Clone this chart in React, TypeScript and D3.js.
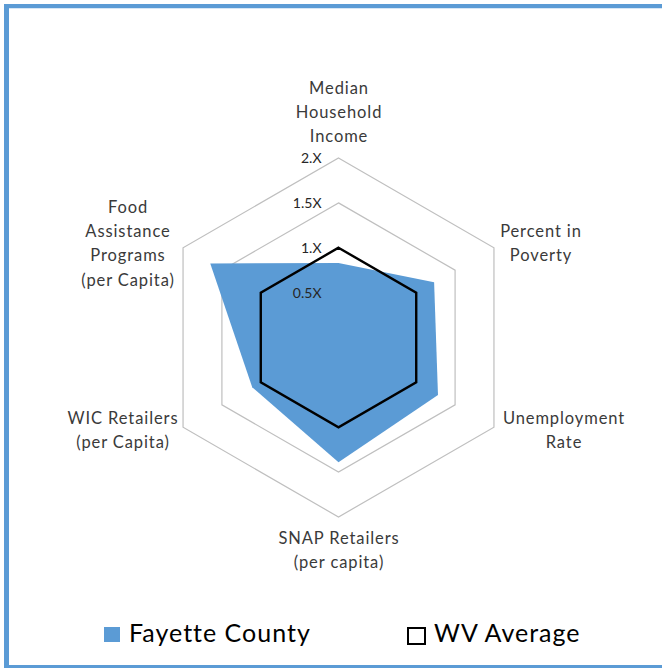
import React from 'react';
import * as d3 from 'd3';

const categories = [
  ['Median', 'Household', 'Income'],
  ['Percent in', 'Poverty'],
  ['Unemployment', 'Rate'],
  ['SNAP Retailers', '(per capita)'],
  ['WIC Retailers', '(per Capita)'],
  ['Food', 'Assistance', 'Programs', '(per Capita)'],
];
const fayette = [0.83, 1.23, 1.28, 1.39, 1.11, 1.65];
const wvAverage = [1, 1, 1, 1, 1, 1];
const ringValues = [0.5, 1, 1.5, 2];
const tickLabels = ['0.5X', '1.X', '1.5X', '2.X'];

const W = 662;
const H = 668;
const cx = 338.5;
const cy = 337.5;
const font = 'Lato, "Open Sans", sans-serif';

// where each category label block sits (centre x, first line y)
const labelPos = [
  [339, 88],
  [541, 231],
  [564, 418],
  [339, 538],
  [123, 418],
  [128, 207],
];

const App = () => {
  const r = d3.scaleLinear().domain([0, 2]).range([0, 179.5]);
  const angle = (i: number) => (i * Math.PI * 2) / categories.length;

  const radar = d3
    .lineRadial<number>()
    .angle((d, i) => angle(i))
    .radius((d) => r(d))
    .curve(d3.curveLinearClosed);

  return (
    <svg width={W} height={H} style={{ position: 'absolute', left: 0, top: 0 }}>
      <rect x={0} y={0} width={W} height={H} fill="white" />
      {/* frame */}
      <rect x={4} y={4} width={W - 4} height={4} fill="#5B9BD5" />
      <rect x={4} y={4} width={5} height={H - 4} fill="#5B9BD5" />
      <rect x={4} y={665} width={W - 4} height={3} fill="#5B9BD5" />
      <line x1={9} x2={W} y1={8.5} y2={8.5} stroke="#D6E6F5" />

      <g transform={`translate(${cx},${cy})`}>
        {ringValues.map((v) => (
          <path
            key={v}
            d={radar(categories.map(() => v)) || ''}
            fill="none"
            stroke="#BFBFBF"
            strokeWidth={1.2}
          />
        ))}
        <path d={radar(fayette) || ''} fill="#5B9BD5" />
        <path
          d={radar(wvAverage) || ''}
          fill="none"
          stroke="#000"
          strokeWidth={2.4}
          strokeLinejoin="miter"
        />
        {ringValues.map((v, i) => (
          <text
            key={v}
            x={-17}
            y={-r(v)}
            dy="0.35em"
            textAnchor="end"
            fontFamily={font}
            fontSize={14}
            fill="#262626"
          >
            {tickLabels[i]}
          </text>
        ))}
      </g>

      {categories.map((lines, i) => (
        <text
          key={i}
          textAnchor="middle"
          fontFamily={font}
          fontSize={16.5}
          letterSpacing={0.9}
          fill="#3a3a3a"
        >
          {lines.map((t, j) => (
            <tspan key={j} x={labelPos[i][0]} y={labelPos[i][1] + j * 24.3} dy="0.35em">
              {t}
            </tspan>
          ))}
        </text>
      ))}

      {/* legend */}
      <rect x={104} y={627} width={16} height={15} fill="#5B9BD5" />
      <text x={129} y={642} fontFamily={font} fontSize={25} letterSpacing={1} fill="#000">
        Fayette County
      </text>
      <rect x={408} y={628} width={17} height={16} fill="none" stroke="#000" strokeWidth={2} />
      <text x={434} y={642} fontFamily={font} fontSize={25} letterSpacing={1} fill="#000">
        WV Average
      </text>
    </svg>
  );
};

export default App;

→ **Task objective**: Filter the listing above for the string "React" and copy every matching line.

→ **Full response**:
Clone this chart in React, TypeScript and D3.js.
import React from 'react';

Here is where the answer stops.